[begin Source data]
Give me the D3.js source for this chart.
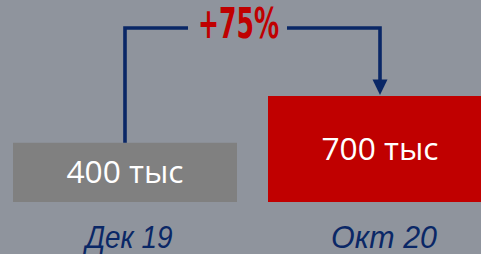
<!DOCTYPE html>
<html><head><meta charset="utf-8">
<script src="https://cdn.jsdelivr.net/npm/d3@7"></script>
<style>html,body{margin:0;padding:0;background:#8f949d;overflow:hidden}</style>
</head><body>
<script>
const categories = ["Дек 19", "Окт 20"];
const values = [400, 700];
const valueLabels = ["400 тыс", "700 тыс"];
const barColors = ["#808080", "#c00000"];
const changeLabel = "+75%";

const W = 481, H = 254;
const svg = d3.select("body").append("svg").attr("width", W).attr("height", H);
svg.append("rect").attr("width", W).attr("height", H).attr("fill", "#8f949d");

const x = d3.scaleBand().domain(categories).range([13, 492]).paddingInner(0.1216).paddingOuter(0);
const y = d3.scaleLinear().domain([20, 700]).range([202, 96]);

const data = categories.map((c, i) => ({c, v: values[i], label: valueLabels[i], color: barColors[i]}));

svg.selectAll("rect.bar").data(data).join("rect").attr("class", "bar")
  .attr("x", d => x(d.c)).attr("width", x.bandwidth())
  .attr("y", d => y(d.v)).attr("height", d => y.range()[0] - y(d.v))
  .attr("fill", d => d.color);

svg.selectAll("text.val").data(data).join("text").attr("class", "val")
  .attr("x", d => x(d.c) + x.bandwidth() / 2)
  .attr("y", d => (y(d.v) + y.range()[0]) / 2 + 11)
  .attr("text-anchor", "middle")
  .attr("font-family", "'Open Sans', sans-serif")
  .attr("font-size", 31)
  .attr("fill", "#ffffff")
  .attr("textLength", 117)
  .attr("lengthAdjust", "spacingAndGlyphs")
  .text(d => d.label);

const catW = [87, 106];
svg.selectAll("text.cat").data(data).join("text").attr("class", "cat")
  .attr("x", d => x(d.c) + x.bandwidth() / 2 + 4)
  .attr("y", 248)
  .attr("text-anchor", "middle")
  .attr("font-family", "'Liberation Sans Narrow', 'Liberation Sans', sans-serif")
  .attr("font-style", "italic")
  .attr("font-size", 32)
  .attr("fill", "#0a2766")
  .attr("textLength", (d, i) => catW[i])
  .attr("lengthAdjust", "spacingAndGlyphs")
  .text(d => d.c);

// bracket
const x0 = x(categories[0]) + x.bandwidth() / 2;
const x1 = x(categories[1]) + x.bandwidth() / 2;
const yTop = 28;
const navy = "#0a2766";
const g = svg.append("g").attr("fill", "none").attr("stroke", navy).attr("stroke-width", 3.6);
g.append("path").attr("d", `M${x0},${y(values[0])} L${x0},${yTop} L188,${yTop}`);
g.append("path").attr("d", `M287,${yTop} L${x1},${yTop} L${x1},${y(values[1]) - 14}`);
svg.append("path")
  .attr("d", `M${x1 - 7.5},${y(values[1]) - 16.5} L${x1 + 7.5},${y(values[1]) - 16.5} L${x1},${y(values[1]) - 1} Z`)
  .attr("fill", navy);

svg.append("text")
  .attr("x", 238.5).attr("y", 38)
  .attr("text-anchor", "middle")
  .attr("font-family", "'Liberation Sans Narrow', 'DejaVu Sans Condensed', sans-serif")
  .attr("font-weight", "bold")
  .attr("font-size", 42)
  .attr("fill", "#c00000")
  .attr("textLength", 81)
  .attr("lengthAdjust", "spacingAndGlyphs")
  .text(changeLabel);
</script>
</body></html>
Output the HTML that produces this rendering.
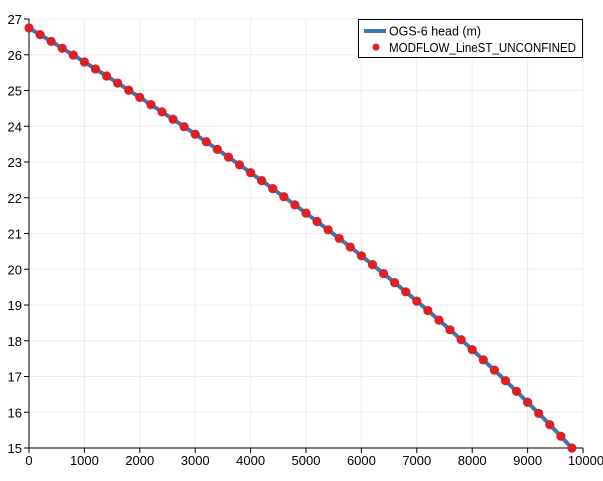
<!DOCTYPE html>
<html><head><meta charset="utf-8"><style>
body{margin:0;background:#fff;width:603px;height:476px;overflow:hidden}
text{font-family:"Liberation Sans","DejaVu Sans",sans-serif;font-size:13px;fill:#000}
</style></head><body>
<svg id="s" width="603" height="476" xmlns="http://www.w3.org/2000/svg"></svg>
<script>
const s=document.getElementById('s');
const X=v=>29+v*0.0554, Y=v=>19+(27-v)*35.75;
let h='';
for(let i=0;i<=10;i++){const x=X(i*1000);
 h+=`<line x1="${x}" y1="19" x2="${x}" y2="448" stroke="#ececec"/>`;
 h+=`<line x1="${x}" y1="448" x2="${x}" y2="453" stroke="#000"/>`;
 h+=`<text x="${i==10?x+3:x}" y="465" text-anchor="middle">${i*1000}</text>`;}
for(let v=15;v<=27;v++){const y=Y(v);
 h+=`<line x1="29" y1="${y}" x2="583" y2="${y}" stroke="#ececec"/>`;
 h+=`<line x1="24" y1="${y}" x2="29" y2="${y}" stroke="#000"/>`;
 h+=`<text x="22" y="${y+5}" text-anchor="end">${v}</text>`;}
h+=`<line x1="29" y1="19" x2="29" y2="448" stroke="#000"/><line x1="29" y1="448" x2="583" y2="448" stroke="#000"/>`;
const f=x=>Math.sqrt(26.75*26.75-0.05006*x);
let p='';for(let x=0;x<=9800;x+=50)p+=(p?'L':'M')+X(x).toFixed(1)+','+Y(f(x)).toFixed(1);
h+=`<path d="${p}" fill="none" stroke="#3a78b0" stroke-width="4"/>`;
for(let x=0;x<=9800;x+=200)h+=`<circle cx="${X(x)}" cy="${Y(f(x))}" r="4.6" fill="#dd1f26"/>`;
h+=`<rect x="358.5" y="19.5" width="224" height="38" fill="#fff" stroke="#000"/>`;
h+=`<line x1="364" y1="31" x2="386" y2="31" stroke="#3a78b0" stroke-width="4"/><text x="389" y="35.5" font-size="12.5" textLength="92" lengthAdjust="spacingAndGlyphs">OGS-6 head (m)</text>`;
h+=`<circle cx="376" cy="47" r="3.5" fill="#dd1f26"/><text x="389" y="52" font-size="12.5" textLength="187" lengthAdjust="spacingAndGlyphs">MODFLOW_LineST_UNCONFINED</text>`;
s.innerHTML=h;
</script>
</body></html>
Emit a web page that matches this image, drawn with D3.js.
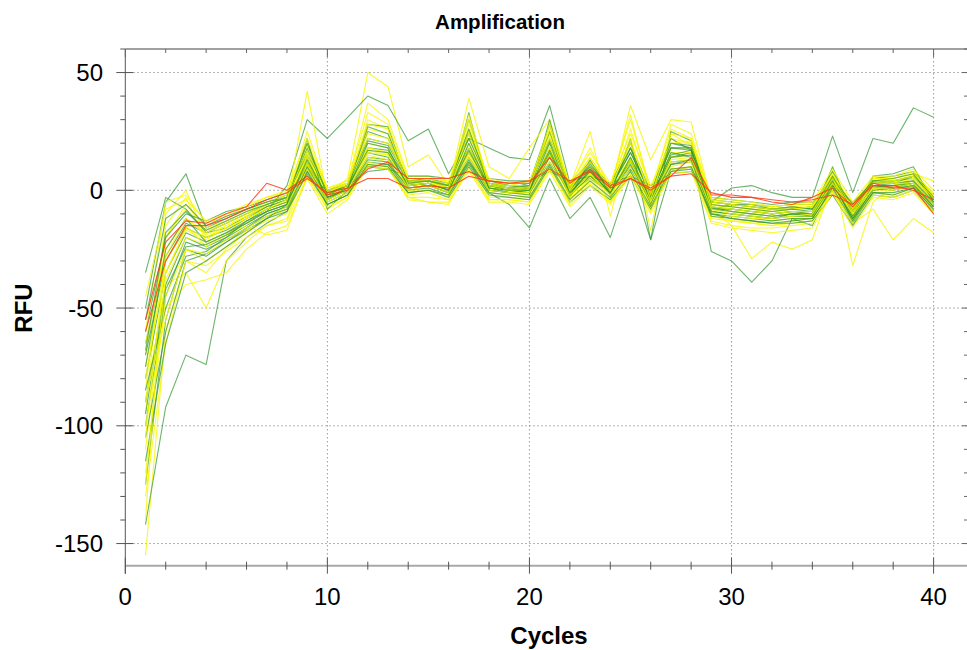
[end Source data]
# Description of the task
Reproduce all the entries that precede this task, word for word, minus any pictures.

# Written solution
Give me the D3.js source for this chart.
<!DOCTYPE html>
<html><head><meta charset="utf-8">
<script src="https://cdn.jsdelivr.net/npm/d3@7"></script>
<style>html,body{margin:0;padding:0;background:#8f949d;overflow:hidden}</style>
</head><body>
<script>
const categories = ["Дек 19", "Окт 20"];
const values = [400, 700];
const valueLabels = ["400 тыс", "700 тыс"];
const barColors = ["#808080", "#c00000"];
const changeLabel = "+75%";

const W = 481, H = 254;
const svg = d3.select("body").append("svg").attr("width", W).attr("height", H);
svg.append("rect").attr("width", W).attr("height", H).attr("fill", "#8f949d");

const x = d3.scaleBand().domain(categories).range([13, 492]).paddingInner(0.1216).paddingOuter(0);
const y = d3.scaleLinear().domain([20, 700]).range([202, 96]);

const data = categories.map((c, i) => ({c, v: values[i], label: valueLabels[i], color: barColors[i]}));

svg.selectAll("rect.bar").data(data).join("rect").attr("class", "bar")
  .attr("x", d => x(d.c)).attr("width", x.bandwidth())
  .attr("y", d => y(d.v)).attr("height", d => y.range()[0] - y(d.v))
  .attr("fill", d => d.color);

svg.selectAll("text.val").data(data).join("text").attr("class", "val")
  .attr("x", d => x(d.c) + x.bandwidth() / 2)
  .attr("y", d => (y(d.v) + y.range()[0]) / 2 + 11)
  .attr("text-anchor", "middle")
  .attr("font-family", "'Open Sans', sans-serif")
  .attr("font-size", 31)
  .attr("fill", "#ffffff")
  .attr("textLength", 117)
  .attr("lengthAdjust", "spacingAndGlyphs")
  .text(d => d.label);

const catW = [87, 106];
svg.selectAll("text.cat").data(data).join("text").attr("class", "cat")
  .attr("x", d => x(d.c) + x.bandwidth() / 2 + 4)
  .attr("y", 248)
  .attr("text-anchor", "middle")
  .attr("font-family", "'Liberation Sans Narrow', 'Liberation Sans', sans-serif")
  .attr("font-style", "italic")
  .attr("font-size", 32)
  .attr("fill", "#0a2766")
  .attr("textLength", (d, i) => catW[i])
  .attr("lengthAdjust", "spacingAndGlyphs")
  .text(d => d.c);

// bracket
const x0 = x(categories[0]) + x.bandwidth() / 2;
const x1 = x(categories[1]) + x.bandwidth() / 2;
const yTop = 28;
const navy = "#0a2766";
const g = svg.append("g").attr("fill", "none").attr("stroke", navy).attr("stroke-width", 3.6);
g.append("path").attr("d", `M${x0},${y(values[0])} L${x0},${yTop} L188,${yTop}`);
g.append("path").attr("d", `M287,${yTop} L${x1},${yTop} L${x1},${y(values[1]) - 14}`);
svg.append("path")
  .attr("d", `M${x1 - 7.5},${y(values[1]) - 16.5} L${x1 + 7.5},${y(values[1]) - 16.5} L${x1},${y(values[1]) - 1} Z`)
  .attr("fill", navy);

svg.append("text")
  .attr("x", 238.5).attr("y", 38)
  .attr("text-anchor", "middle")
  .attr("font-family", "'Liberation Sans Narrow', 'DejaVu Sans Condensed', sans-serif")
  .attr("font-weight", "bold")
  .attr("font-size", 42)
  .attr("fill", "#c00000")
  .attr("textLength", 81)
  .attr("lengthAdjust", "spacingAndGlyphs")
  .text(changeLabel);
</script>
</body></html>
Output the HTML that produces this rendering.
<!DOCTYPE html>
<html><head><meta charset="utf-8"><style>
body{margin:0;background:#fff;width:603px;height:476px;overflow:hidden}
text{font-family:"Liberation Sans","DejaVu Sans",sans-serif;font-size:13px;fill:#000}
</style></head><body>
<svg id="s" width="603" height="476" xmlns="http://www.w3.org/2000/svg"></svg>
<script>
const s=document.getElementById('s');
const X=v=>29+v*0.0554, Y=v=>19+(27-v)*35.75;
let h='';
for(let i=0;i<=10;i++){const x=X(i*1000);
 h+=`<line x1="${x}" y1="19" x2="${x}" y2="448" stroke="#ececec"/>`;
 h+=`<line x1="${x}" y1="448" x2="${x}" y2="453" stroke="#000"/>`;
 h+=`<text x="${i==10?x+3:x}" y="465" text-anchor="middle">${i*1000}</text>`;}
for(let v=15;v<=27;v++){const y=Y(v);
 h+=`<line x1="29" y1="${y}" x2="583" y2="${y}" stroke="#ececec"/>`;
 h+=`<line x1="24" y1="${y}" x2="29" y2="${y}" stroke="#000"/>`;
 h+=`<text x="22" y="${y+5}" text-anchor="end">${v}</text>`;}
h+=`<line x1="29" y1="19" x2="29" y2="448" stroke="#000"/><line x1="29" y1="448" x2="583" y2="448" stroke="#000"/>`;
const f=x=>Math.sqrt(26.75*26.75-0.05006*x);
let p='';for(let x=0;x<=9800;x+=50)p+=(p?'L':'M')+X(x).toFixed(1)+','+Y(f(x)).toFixed(1);
h+=`<path d="${p}" fill="none" stroke="#3a78b0" stroke-width="4"/>`;
for(let x=0;x<=9800;x+=200)h+=`<circle cx="${X(x)}" cy="${Y(f(x))}" r="4.6" fill="#dd1f26"/>`;
h+=`<rect x="358.5" y="19.5" width="224" height="38" fill="#fff" stroke="#000"/>`;
h+=`<line x1="364" y1="31" x2="386" y2="31" stroke="#3a78b0" stroke-width="4"/><text x="389" y="35.5" font-size="12.5" textLength="92" lengthAdjust="spacingAndGlyphs">OGS-6 head (m)</text>`;
h+=`<circle cx="376" cy="47" r="3.5" fill="#dd1f26"/><text x="389" y="52" font-size="12.5" textLength="187" lengthAdjust="spacingAndGlyphs">MODFLOW_LineST_UNCONFINED</text>`;
s.innerHTML=h;
</script>
</body></html>
Emit a web page that matches this image, drawn with D3.js.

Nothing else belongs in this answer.